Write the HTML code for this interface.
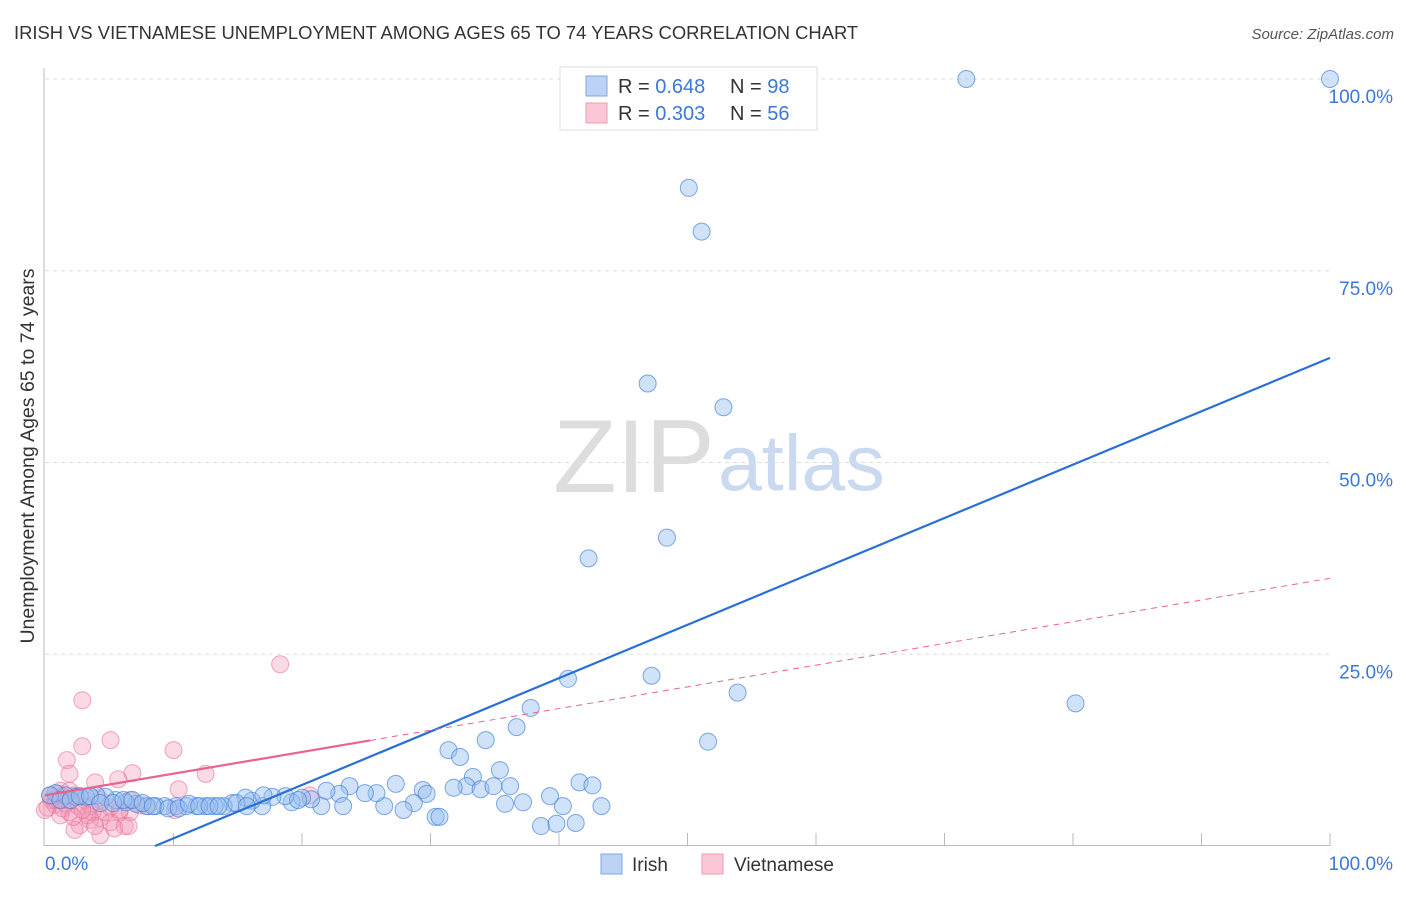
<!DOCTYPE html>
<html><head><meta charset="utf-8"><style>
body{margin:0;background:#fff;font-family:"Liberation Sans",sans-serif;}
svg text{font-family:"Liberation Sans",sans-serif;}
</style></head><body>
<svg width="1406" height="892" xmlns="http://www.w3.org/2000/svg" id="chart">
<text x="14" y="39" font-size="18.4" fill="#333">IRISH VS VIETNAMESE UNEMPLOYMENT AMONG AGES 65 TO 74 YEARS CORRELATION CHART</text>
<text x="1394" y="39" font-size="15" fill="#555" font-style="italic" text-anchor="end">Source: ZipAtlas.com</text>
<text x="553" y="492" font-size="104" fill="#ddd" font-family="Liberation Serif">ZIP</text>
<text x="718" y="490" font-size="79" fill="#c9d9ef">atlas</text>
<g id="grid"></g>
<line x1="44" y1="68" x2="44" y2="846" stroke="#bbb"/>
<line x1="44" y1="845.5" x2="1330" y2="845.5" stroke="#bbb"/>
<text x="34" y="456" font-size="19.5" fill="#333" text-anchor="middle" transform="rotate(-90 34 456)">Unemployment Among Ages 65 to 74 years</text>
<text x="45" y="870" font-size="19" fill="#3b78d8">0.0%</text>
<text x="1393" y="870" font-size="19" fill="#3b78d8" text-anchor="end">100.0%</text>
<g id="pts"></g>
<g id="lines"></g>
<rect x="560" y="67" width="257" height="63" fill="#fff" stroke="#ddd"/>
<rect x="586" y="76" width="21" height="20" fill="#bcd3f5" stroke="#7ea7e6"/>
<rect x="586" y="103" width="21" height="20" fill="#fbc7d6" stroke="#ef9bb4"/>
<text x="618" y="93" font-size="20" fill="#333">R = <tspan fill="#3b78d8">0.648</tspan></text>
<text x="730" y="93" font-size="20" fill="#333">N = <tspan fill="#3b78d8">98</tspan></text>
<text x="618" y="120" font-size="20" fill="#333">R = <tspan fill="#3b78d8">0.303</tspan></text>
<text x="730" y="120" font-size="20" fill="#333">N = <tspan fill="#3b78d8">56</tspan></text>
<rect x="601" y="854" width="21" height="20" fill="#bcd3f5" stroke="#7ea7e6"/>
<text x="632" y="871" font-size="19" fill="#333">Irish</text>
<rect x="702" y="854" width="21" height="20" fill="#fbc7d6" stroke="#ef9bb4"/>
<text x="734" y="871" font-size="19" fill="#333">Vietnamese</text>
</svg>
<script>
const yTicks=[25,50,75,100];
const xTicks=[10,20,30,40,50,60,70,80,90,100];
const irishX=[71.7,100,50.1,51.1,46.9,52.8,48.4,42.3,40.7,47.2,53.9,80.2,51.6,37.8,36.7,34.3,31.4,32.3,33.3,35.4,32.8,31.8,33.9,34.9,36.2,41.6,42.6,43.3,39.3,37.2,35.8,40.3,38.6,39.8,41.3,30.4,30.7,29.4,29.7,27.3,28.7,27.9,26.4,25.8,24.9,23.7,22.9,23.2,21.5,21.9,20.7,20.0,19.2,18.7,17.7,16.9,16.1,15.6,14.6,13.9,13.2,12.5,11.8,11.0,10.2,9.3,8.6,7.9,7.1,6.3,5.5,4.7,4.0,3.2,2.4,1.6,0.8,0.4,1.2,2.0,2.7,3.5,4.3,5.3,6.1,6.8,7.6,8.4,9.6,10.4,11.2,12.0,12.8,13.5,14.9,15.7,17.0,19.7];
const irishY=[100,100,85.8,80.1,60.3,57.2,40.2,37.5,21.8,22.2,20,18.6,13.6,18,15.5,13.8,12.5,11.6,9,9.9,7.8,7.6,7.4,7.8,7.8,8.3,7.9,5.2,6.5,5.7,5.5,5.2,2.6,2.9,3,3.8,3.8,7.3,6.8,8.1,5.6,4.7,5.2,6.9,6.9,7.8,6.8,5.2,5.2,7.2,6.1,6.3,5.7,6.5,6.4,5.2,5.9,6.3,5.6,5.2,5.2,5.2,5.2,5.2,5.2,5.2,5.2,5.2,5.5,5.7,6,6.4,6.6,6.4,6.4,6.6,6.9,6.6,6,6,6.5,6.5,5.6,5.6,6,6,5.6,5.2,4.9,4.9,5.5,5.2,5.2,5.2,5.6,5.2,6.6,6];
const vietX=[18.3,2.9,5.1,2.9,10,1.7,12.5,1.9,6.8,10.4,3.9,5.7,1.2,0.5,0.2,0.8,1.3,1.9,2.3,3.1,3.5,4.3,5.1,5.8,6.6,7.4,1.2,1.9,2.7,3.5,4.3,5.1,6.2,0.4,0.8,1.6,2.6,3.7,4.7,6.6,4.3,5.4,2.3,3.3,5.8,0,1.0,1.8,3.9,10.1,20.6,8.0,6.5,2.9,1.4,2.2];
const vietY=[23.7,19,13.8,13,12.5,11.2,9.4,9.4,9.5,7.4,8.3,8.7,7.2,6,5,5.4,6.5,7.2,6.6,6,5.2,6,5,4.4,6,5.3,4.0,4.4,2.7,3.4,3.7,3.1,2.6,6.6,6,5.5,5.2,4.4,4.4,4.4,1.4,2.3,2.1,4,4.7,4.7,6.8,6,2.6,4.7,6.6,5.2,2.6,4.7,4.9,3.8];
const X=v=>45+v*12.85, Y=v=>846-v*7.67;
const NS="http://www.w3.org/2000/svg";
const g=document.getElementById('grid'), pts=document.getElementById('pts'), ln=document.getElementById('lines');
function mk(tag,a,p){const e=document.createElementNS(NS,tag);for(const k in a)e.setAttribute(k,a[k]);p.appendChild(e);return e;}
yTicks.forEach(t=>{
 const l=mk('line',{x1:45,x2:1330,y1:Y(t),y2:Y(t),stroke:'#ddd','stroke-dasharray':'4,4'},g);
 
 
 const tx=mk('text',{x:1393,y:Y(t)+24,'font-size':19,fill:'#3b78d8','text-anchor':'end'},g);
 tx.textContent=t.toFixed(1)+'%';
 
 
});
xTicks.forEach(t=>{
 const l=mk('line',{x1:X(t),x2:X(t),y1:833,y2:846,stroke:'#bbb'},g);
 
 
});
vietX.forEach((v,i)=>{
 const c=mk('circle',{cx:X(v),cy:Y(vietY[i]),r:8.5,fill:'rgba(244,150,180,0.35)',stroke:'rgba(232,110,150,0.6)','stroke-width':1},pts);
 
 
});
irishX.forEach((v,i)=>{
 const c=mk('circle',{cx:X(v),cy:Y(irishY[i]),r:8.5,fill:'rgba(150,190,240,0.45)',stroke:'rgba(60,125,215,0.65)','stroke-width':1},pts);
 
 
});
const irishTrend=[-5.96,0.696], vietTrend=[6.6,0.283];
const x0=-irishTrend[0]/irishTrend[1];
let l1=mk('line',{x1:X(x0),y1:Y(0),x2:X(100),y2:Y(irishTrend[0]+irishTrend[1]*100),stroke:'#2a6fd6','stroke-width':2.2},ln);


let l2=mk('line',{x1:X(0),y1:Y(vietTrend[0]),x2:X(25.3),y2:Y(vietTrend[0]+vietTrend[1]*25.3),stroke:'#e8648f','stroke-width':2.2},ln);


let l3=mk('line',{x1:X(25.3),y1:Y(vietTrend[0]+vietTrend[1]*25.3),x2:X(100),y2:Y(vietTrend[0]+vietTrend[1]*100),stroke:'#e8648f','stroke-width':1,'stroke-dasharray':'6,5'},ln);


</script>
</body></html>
- - - - - - -
> **EXERCISE DETAILS**
Set down the material exactly, every line of it, except for the pictures.

> **REPLY TO THE TASK**
Write the HTML code for this interface.
<!DOCTYPE html>
<html><head><meta charset="utf-8"><style>
body{margin:0;background:#fff;font-family:"Liberation Sans",sans-serif;}
svg text{font-family:"Liberation Sans",sans-serif;}
</style></head><body>
<svg width="1406" height="892" xmlns="http://www.w3.org/2000/svg" id="chart">
<text x="14" y="39" font-size="18.4" fill="#333">IRISH VS VIETNAMESE UNEMPLOYMENT AMONG AGES 65 TO 74 YEARS CORRELATION CHART</text>
<text x="1394" y="39" font-size="15" fill="#555" font-style="italic" text-anchor="end">Source: ZipAtlas.com</text>
<text x="553" y="492" font-size="104" fill="#ddd" font-family="Liberation Serif">ZIP</text>
<text x="718" y="490" font-size="79" fill="#c9d9ef">atlas</text>
<g id="grid"></g>
<line x1="44" y1="68" x2="44" y2="846" stroke="#bbb"/>
<line x1="44" y1="845.5" x2="1330" y2="845.5" stroke="#bbb"/>
<text x="34" y="456" font-size="19.5" fill="#333" text-anchor="middle" transform="rotate(-90 34 456)">Unemployment Among Ages 65 to 74 years</text>
<text x="45" y="870" font-size="19" fill="#3b78d8">0.0%</text>
<text x="1393" y="870" font-size="19" fill="#3b78d8" text-anchor="end">100.0%</text>
<g id="pts"></g>
<g id="lines"></g>
<rect x="560" y="67" width="257" height="63" fill="#fff" stroke="#ddd"/>
<rect x="586" y="76" width="21" height="20" fill="#bcd3f5" stroke="#7ea7e6"/>
<rect x="586" y="103" width="21" height="20" fill="#fbc7d6" stroke="#ef9bb4"/>
<text x="618" y="93" font-size="20" fill="#333">R = <tspan fill="#3b78d8">0.648</tspan></text>
<text x="730" y="93" font-size="20" fill="#333">N = <tspan fill="#3b78d8">98</tspan></text>
<text x="618" y="120" font-size="20" fill="#333">R = <tspan fill="#3b78d8">0.303</tspan></text>
<text x="730" y="120" font-size="20" fill="#333">N = <tspan fill="#3b78d8">56</tspan></text>
<rect x="601" y="854" width="21" height="20" fill="#bcd3f5" stroke="#7ea7e6"/>
<text x="632" y="871" font-size="19" fill="#333">Irish</text>
<rect x="702" y="854" width="21" height="20" fill="#fbc7d6" stroke="#ef9bb4"/>
<text x="734" y="871" font-size="19" fill="#333">Vietnamese</text>
</svg>
<script>
const yTicks=[25,50,75,100];
const xTicks=[10,20,30,40,50,60,70,80,90,100];
const irishX=[71.7,100,50.1,51.1,46.9,52.8,48.4,42.3,40.7,47.2,53.9,80.2,51.6,37.8,36.7,34.3,31.4,32.3,33.3,35.4,32.8,31.8,33.9,34.9,36.2,41.6,42.6,43.3,39.3,37.2,35.8,40.3,38.6,39.8,41.3,30.4,30.7,29.4,29.7,27.3,28.7,27.9,26.4,25.8,24.9,23.7,22.9,23.2,21.5,21.9,20.7,20.0,19.2,18.7,17.7,16.9,16.1,15.6,14.6,13.9,13.2,12.5,11.8,11.0,10.2,9.3,8.6,7.9,7.1,6.3,5.5,4.7,4.0,3.2,2.4,1.6,0.8,0.4,1.2,2.0,2.7,3.5,4.3,5.3,6.1,6.8,7.6,8.4,9.6,10.4,11.2,12.0,12.8,13.5,14.9,15.7,17.0,19.7];
const irishY=[100,100,85.8,80.1,60.3,57.2,40.2,37.5,21.8,22.2,20,18.6,13.6,18,15.5,13.8,12.5,11.6,9,9.9,7.8,7.6,7.4,7.8,7.8,8.3,7.9,5.2,6.5,5.7,5.5,5.2,2.6,2.9,3,3.8,3.8,7.3,6.8,8.1,5.6,4.7,5.2,6.9,6.9,7.8,6.8,5.2,5.2,7.2,6.1,6.3,5.7,6.5,6.4,5.2,5.9,6.3,5.6,5.2,5.2,5.2,5.2,5.2,5.2,5.2,5.2,5.2,5.5,5.7,6,6.4,6.6,6.4,6.4,6.6,6.9,6.6,6,6,6.5,6.5,5.6,5.6,6,6,5.6,5.2,4.9,4.9,5.5,5.2,5.2,5.2,5.6,5.2,6.6,6];
const vietX=[18.3,2.9,5.1,2.9,10,1.7,12.5,1.9,6.8,10.4,3.9,5.7,1.2,0.5,0.2,0.8,1.3,1.9,2.3,3.1,3.5,4.3,5.1,5.8,6.6,7.4,1.2,1.9,2.7,3.5,4.3,5.1,6.2,0.4,0.8,1.6,2.6,3.7,4.7,6.6,4.3,5.4,2.3,3.3,5.8,0,1.0,1.8,3.9,10.1,20.6,8.0,6.5,2.9,1.4,2.2];
const vietY=[23.7,19,13.8,13,12.5,11.2,9.4,9.4,9.5,7.4,8.3,8.7,7.2,6,5,5.4,6.5,7.2,6.6,6,5.2,6,5,4.4,6,5.3,4.0,4.4,2.7,3.4,3.7,3.1,2.6,6.6,6,5.5,5.2,4.4,4.4,4.4,1.4,2.3,2.1,4,4.7,4.7,6.8,6,2.6,4.7,6.6,5.2,2.6,4.7,4.9,3.8];
const X=v=>45+v*12.85, Y=v=>846-v*7.67;
const NS="http://www.w3.org/2000/svg";
const g=document.getElementById('grid'), pts=document.getElementById('pts'), ln=document.getElementById('lines');
function mk(tag,a,p){const e=document.createElementNS(NS,tag);for(const k in a)e.setAttribute(k,a[k]);p.appendChild(e);return e;}
yTicks.forEach(t=>{
 const l=mk('line',{x1:45,x2:1330,y1:Y(t),y2:Y(t),stroke:'#ddd','stroke-dasharray':'4,4'},g);
 
 
 const tx=mk('text',{x:1393,y:Y(t)+24,'font-size':19,fill:'#3b78d8','text-anchor':'end'},g);
 tx.textContent=t.toFixed(1)+'%';
 
 
});
xTicks.forEach(t=>{
 const l=mk('line',{x1:X(t),x2:X(t),y1:833,y2:846,stroke:'#bbb'},g);
 
 
});
vietX.forEach((v,i)=>{
 const c=mk('circle',{cx:X(v),cy:Y(vietY[i]),r:8.5,fill:'rgba(244,150,180,0.35)',stroke:'rgba(232,110,150,0.6)','stroke-width':1},pts);
 
 
});
irishX.forEach((v,i)=>{
 const c=mk('circle',{cx:X(v),cy:Y(irishY[i]),r:8.5,fill:'rgba(150,190,240,0.45)',stroke:'rgba(60,125,215,0.65)','stroke-width':1},pts);
 
 
});
const irishTrend=[-5.96,0.696], vietTrend=[6.6,0.283];
const x0=-irishTrend[0]/irishTrend[1];
let l1=mk('line',{x1:X(x0),y1:Y(0),x2:X(100),y2:Y(irishTrend[0]+irishTrend[1]*100),stroke:'#2a6fd6','stroke-width':2.2},ln);


let l2=mk('line',{x1:X(0),y1:Y(vietTrend[0]),x2:X(25.3),y2:Y(vietTrend[0]+vietTrend[1]*25.3),stroke:'#e8648f','stroke-width':2.2},ln);


let l3=mk('line',{x1:X(25.3),y1:Y(vietTrend[0]+vietTrend[1]*25.3),x2:X(100),y2:Y(vietTrend[0]+vietTrend[1]*100),stroke:'#e8648f','stroke-width':1,'stroke-dasharray':'6,5'},ln);


</script>
</body></html>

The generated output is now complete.